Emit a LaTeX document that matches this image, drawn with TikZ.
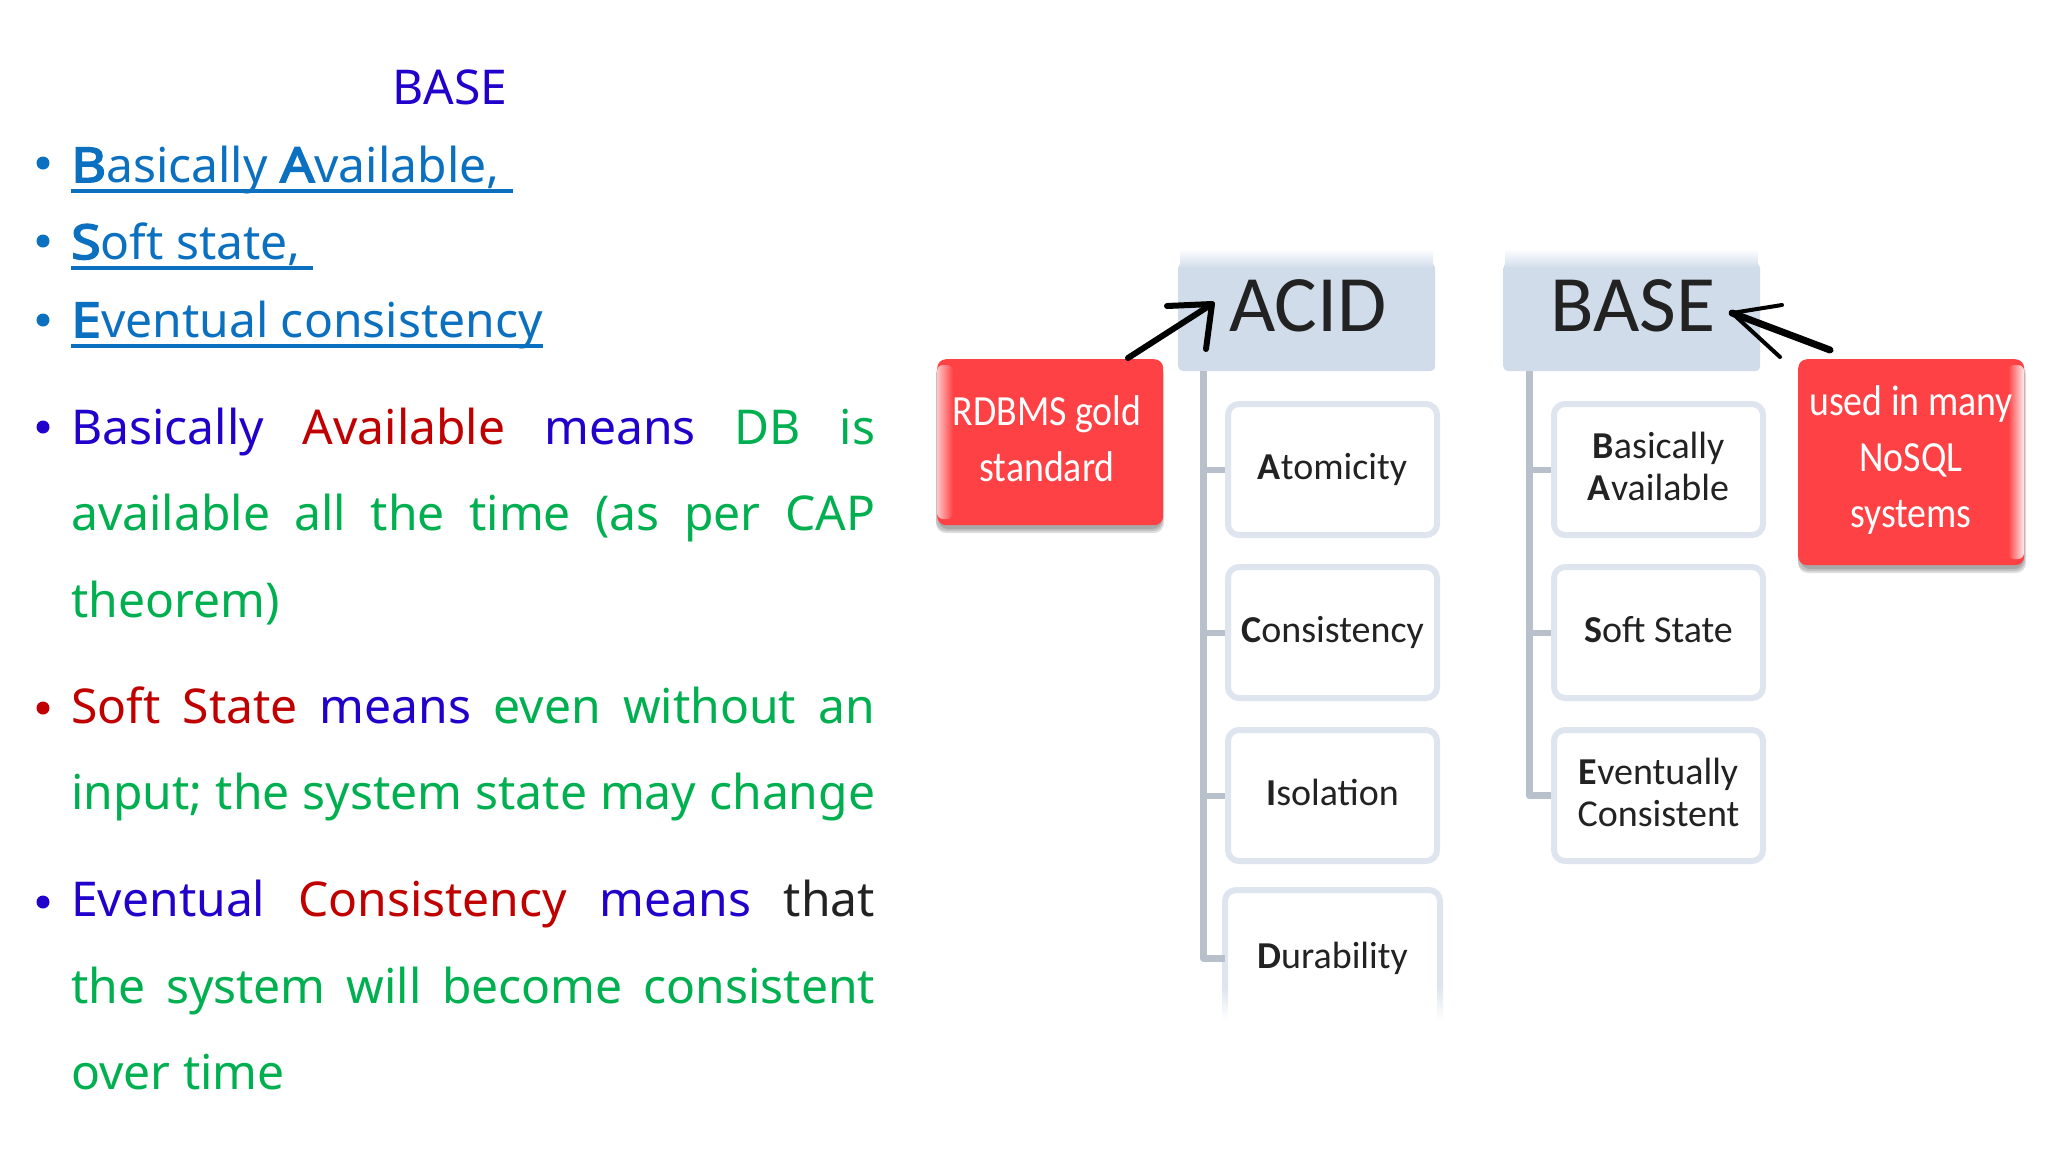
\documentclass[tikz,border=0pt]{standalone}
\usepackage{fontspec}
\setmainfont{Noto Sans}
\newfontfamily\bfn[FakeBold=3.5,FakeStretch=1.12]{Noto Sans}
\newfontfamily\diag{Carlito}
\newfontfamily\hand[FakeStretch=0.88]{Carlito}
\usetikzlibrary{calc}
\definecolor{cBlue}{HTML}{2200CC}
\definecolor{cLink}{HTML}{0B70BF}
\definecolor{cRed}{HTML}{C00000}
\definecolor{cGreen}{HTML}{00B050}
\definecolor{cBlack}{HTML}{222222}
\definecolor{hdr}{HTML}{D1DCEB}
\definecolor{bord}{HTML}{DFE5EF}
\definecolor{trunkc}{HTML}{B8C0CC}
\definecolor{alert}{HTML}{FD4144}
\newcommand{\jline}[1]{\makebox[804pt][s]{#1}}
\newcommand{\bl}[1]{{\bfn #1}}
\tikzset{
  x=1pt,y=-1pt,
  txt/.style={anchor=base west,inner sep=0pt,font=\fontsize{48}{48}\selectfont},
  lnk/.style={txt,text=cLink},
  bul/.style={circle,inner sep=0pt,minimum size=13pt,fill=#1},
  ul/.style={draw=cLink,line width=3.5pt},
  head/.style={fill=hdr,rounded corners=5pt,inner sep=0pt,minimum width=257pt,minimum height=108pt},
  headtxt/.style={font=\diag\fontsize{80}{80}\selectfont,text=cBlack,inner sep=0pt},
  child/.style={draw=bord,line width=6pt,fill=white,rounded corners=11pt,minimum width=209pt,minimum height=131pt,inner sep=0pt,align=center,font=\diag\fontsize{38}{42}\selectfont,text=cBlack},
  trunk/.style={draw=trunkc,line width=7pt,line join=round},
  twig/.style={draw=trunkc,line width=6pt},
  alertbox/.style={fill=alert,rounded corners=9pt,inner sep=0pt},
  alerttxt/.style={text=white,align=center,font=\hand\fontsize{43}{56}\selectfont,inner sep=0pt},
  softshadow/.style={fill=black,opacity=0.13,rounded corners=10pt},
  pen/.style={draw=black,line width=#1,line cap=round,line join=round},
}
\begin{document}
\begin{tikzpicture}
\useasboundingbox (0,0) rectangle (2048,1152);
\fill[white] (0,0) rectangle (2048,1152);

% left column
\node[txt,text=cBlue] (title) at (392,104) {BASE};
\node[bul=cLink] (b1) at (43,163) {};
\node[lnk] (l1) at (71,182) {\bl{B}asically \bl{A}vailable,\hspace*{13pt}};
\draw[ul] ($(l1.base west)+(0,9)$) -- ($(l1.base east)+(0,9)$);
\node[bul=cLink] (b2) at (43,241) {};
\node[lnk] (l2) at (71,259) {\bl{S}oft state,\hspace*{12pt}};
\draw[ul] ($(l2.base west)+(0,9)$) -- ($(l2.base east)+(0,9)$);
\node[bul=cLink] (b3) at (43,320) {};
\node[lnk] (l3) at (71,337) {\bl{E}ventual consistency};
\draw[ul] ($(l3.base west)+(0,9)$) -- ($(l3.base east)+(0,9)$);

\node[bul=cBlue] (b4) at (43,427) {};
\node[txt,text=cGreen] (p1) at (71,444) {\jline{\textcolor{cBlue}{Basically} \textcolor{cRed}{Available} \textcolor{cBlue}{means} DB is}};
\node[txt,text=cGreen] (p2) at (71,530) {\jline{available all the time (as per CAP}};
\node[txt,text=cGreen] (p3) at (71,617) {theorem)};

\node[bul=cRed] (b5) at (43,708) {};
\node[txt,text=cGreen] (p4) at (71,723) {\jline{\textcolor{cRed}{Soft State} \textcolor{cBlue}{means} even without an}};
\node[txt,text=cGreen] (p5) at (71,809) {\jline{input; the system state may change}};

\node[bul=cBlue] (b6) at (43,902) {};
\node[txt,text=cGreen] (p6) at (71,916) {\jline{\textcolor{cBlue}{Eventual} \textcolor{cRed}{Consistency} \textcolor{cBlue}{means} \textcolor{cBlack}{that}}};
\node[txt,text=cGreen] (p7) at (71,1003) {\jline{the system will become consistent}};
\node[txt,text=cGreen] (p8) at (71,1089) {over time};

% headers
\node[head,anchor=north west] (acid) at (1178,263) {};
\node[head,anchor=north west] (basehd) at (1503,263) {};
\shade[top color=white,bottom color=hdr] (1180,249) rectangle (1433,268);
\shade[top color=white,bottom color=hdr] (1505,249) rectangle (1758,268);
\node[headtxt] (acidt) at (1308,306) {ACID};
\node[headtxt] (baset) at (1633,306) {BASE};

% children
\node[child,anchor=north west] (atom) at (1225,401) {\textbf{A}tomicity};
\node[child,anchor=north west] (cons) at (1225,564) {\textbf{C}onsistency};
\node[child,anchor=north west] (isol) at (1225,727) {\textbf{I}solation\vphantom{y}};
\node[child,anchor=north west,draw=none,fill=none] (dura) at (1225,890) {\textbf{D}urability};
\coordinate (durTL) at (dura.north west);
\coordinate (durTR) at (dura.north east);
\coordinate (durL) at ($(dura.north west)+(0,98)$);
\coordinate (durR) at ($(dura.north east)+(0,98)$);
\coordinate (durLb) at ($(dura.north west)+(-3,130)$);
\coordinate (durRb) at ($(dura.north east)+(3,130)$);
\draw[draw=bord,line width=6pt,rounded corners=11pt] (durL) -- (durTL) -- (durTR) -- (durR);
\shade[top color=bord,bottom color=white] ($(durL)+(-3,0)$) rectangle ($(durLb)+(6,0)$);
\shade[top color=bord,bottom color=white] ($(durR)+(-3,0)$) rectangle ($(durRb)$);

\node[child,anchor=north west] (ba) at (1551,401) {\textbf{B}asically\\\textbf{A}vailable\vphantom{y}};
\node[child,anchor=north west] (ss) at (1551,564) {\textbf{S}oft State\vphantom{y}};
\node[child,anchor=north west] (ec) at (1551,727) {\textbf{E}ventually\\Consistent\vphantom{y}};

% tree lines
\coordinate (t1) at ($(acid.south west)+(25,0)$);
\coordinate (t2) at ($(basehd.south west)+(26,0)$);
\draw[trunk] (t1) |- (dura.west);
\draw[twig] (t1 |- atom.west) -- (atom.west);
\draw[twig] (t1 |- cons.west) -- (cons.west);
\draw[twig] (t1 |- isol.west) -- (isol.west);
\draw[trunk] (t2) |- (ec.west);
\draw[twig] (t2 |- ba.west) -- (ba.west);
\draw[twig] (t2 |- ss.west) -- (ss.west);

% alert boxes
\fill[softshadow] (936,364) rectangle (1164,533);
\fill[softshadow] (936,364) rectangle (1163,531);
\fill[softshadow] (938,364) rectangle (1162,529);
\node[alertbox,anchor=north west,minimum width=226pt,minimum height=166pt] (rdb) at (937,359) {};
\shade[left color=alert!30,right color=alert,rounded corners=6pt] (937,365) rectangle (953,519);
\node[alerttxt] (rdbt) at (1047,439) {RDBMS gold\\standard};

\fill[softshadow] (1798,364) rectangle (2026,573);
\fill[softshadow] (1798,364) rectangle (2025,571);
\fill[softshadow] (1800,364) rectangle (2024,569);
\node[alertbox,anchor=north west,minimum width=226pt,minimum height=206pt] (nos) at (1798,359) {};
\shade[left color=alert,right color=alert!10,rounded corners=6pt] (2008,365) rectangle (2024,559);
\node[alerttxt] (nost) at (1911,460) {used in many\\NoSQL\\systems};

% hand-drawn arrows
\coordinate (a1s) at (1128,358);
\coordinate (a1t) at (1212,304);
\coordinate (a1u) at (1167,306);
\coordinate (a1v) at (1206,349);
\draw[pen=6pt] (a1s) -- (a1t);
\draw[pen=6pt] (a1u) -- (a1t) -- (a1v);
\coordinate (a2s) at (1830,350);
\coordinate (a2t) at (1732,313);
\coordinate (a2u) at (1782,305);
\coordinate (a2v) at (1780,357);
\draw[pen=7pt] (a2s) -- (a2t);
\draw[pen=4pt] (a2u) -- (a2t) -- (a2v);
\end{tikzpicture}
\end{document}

# # # #

» SET PROBLEM
Go through the lines above. Select every one that has the string "drawn".

» ANSWER FOR THIS EXERCISE
Emit a LaTeX document that matches this image, drawn with TikZ.
% hand-drawn arrows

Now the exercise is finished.